Jennifer Hunt is a professor of economics at Rutgers University. She previously served as deputy assistant secretary for microeconomic analysis at the U.S. Department of the Treasury after serving a term as Chief Economist to the U.S. Secretary of Labor, serving under acting secretary Seth Harris and Secretary Thomas Perez. She is a research associate at the National Bureau of Economic Research. She has done research in the areas of employment and unemployment policy, immigration, wage inequality, transition economics, crime and corruption. Her past research focused on immigration and innovation in the United States, the U.S. science and engineering workforce, and the 2008-2009 recession in Germany. Her research on immigration has been cited by media in the context of immigration reform legislation, currently under consideration by the U.S. Congress. Her contemporary research focuses primarily on the geographic composition of technology, discrimination, and unemployment.

==Education==

Jennifer Hunt graduated from the International School of Geneva with an International Baccalaureate degree in 1983. She then studied electrical engineering at Massachusetts Institute of Technology, earning a Scientiæ Baccalaureus in 1987. She then switched fields and studied economics at Harvard University, earning her Ph.D in 1992.

==Academic appointments==

Jennifer Hunt began her academic career as an assistant professor at Yale University in 1992, becoming an associate professor in 1997. She moved to the University of Montreal in 2001 and McGill University in 2004. She has been a professor at Rutgers since 2011.

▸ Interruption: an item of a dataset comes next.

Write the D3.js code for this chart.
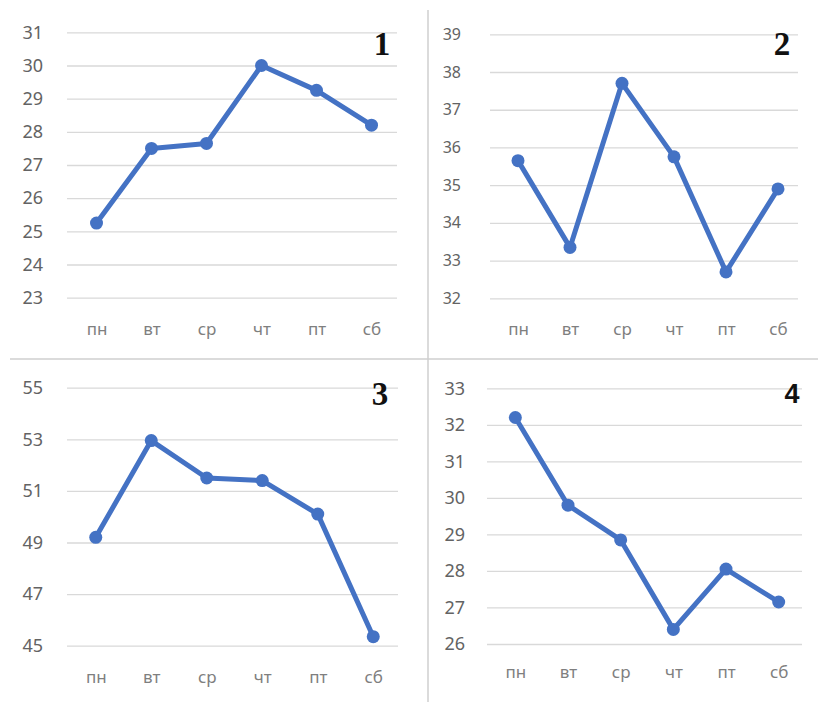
<!DOCTYPE html>
<html>
<head>
<meta charset="utf-8">
<script src="https://cdn.jsdelivr.net/npm/d3@7"></script>
<style>
  html, body { margin: 0; padding: 0; background: #fff; }
  svg { display: block; }
  .grid line { stroke: #d9d9d9; stroke-width: 1.3; }
  .grid text { fill: #636363; font-family: "Noto Sans", sans-serif; }
  .cats text { fill: #7f7f7f; font-family: "Noto Sans", sans-serif; }
</style>
</head>
<body>
<script>
// Data
const days = ['пн', 'вт', 'ср', 'чт', 'пт', 'сб'];

const values1 = [25.25, 27.5, 27.65, 30.0, 29.25, 28.2];
const values2 = [35.65, 33.35, 37.7, 35.75, 32.7, 34.9];
const values3 = [49.2, 52.95, 51.5, 51.4, 50.1, 45.35];
const values4 = [32.2, 29.8, 28.85, 26.4, 28.05, 27.15];

const ticks1 = [23, 24, 25, 26, 27, 28, 29, 30, 31];
const ticks2 = [32, 33, 34, 35, 36, 37, 38, 39];
const ticks3 = [45, 47, 49, 51, 53, 55];
const ticks4 = [26, 27, 28, 29, 30, 31, 32, 33];

const width = 818;
const height = 702;
const blue = '#4472c4';

const svg = d3.select('body')
  .append('svg')
  .attr('width', width)
  .attr('height', height);

// Panel boxes (pixel layout of each small chart)
const panels = [
  { values: values1, ticks: ticks1, name: '1', serif: true,
    gx: [67, 397], px: [69, 399], py: [297.7, 32.3], pad: 24, catY: 336,
    tickSize: 18, numX: 382, numY: 55, numSize: 33 },
  { values: values2, ticks: ticks2, name: '2', serif: true,
    gx: [490, 798], px: [492, 804], py: [298.3, 34.3], pad: 29, catY: 336,
    tickSize: 16, numX: 782, numY: 55, numSize: 33 },
  { values: values3, ticks: ticks3, name: '3', serif: true,
    gx: [67, 398], px: [68, 401], py: [645.7, 387.7], pad: 24, catY: 684,
    tickSize: 18, numX: 380, numY: 405, numSize: 33 },
  { values: values4, ticks: ticks4, name: '4', serif: false,
    gx: [487, 802], px: [489, 805], py: [644, 388.3], pad: 22, catY: 679,
    tickSize: 18, numX: 792, numY: 403, numSize: 27 }
];

// Divider lines between the panels
svg.append('line')
  .attr('x1', 428).attr('x2', 428)
  .attr('y1', 10).attr('y2', height)
  .attr('stroke', '#cfcfcf').attr('stroke-width', 1.5);
svg.append('line')
  .attr('x1', 10).attr('x2', width)
  .attr('y1', 359).attr('y2', 359)
  .attr('stroke', '#cfcfcf').attr('stroke-width', 1.5);

panels.forEach((p) => {
  const g = svg.append('g');

  const yScale = d3.scaleLinear()
    .domain([d3.min(p.ticks), d3.max(p.ticks)])
    .range(p.py);

  const xScale = d3.scalePoint()
    .domain(days)
    .range(p.px)
    .padding(0.5);

  // Gridlines + y labels
  const yAxis = d3.axisLeft(yScale)
    .tickValues(p.ticks)
    .tickFormat(d3.format('d'))
    .tickSize(-(p.gx[1] - p.gx[0]))
    .tickPadding(p.pad);

  g.append('g')
    .attr('class', 'grid')
    .attr('transform', `translate(${p.gx[0]},0)`)
    .call(yAxis)
    .call((a) => a.select('.domain').remove())
    .selectAll('text')
    .style('font-size', p.tickSize + 'px');

  // Day labels
  const xAxis = d3.axisBottom(xScale).tickSize(0).tickPadding(0);
  g.append('g')
    .attr('class', 'cats')
    .attr('transform', `translate(0,${p.catY - 13})`)
    .call(xAxis)
    .call((a) => a.select('.domain').remove())
    .selectAll('text')
    .style('font-size', '17px');

  // The line
  const line = d3.line()
    .x((d, i) => xScale(days[i]))
    .y((d) => yScale(d));

  g.append('path')
    .datum(p.values)
    .attr('fill', 'none')
    .attr('stroke', blue)
    .attr('stroke-width', 5)
    .attr('stroke-linejoin', 'round')
    .attr('d', line);

  g.selectAll('circle')
    .data(p.values)
    .enter()
    .append('circle')
    .attr('cx', (d, i) => xScale(days[i]))
    .attr('cy', (d) => yScale(d))
    .attr('r', 6.5)
    .attr('fill', blue);

  // Panel number
  g.append('text')
    .text(p.name)
    .attr('x', p.numX)
    .attr('y', p.numY)
    .attr('text-anchor', 'middle')
    .style('font-family', p.serif ? '"Liberation Serif", serif' : '"Liberation Sans", sans-serif')
    .style('font-weight', 'bold')
    .style('font-size', p.numSize + 'px')
    .style('fill', '#111');
});
</script>
</body>
</html>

Professor Hunt has also held the following visiting positions:
- Universitat Autònoma de Barcelona, Institut d'Anàlisi Econòmica, July 2012
- University of Milan, Centro Studi Luco d'Agliano, June 2010
- University of British Columbia, Department of Economics, 2008-2009
- UCLA, Department of Economics, Spring 2006
- Dartmouth College, Department of Economics, Spring 2000
- German Institute for Economic Research (DIW-Berlin), SOEP Group, Fall 1999
- Stanford University, Hoover Institution, National Fellow, 1995-1996

Hunt is a research associate in labor studies at the National Bureau of Economic Research, a research fellow at the Centre for Economic Policy Research in London, and is on the Scientific Advisory Council of the American Institute for Contemporary German Studies in Washington D.C. and the Institut für Arbeitsmarkt- und Berufsforschung in Nuremberg.

Since 2012, Hunt has served as an associate editor of the Journal of Labor Economics. She is also an Editor of the Journal of Comparative Economics.

==Research awards==
Hunt's paper, "How Much Does Immigration Boost Innovation?" (with coauthor Marjolaine Gauthier-Loiselle) won the American Economic Journal Best Paper in Macroeconomics Prize in 2013. Hunt was honored in 2012 as the keynote speaker at Verein für Socialpolitik annual conference, Göttingen. She was also keynote speaker at INSIDE third annual immigration conference, Barcelona, 2009, and Innis Lecturer at the Canadian Economics Association Meetings, 2004. In 2001 she received the DAAD Prize for Distinguished Scholarship in German Studies, and she was awarded "Best Paper Using the German Socio-Economic Panel 1984-99, scholar under 35," in 2000.

==Selected publications==
- Burda, Michael (2011). "What Explains the German Labor Market Miracle in the Great Recession?"
- Hunt, Jennifer (2011). "Which Immigrants Are Most Innovative and Entrepreneurial? Distinctions by Entry Visa"
- Hunt, Jennifer (2010). "How Much Does Immigration Boost Innovation?"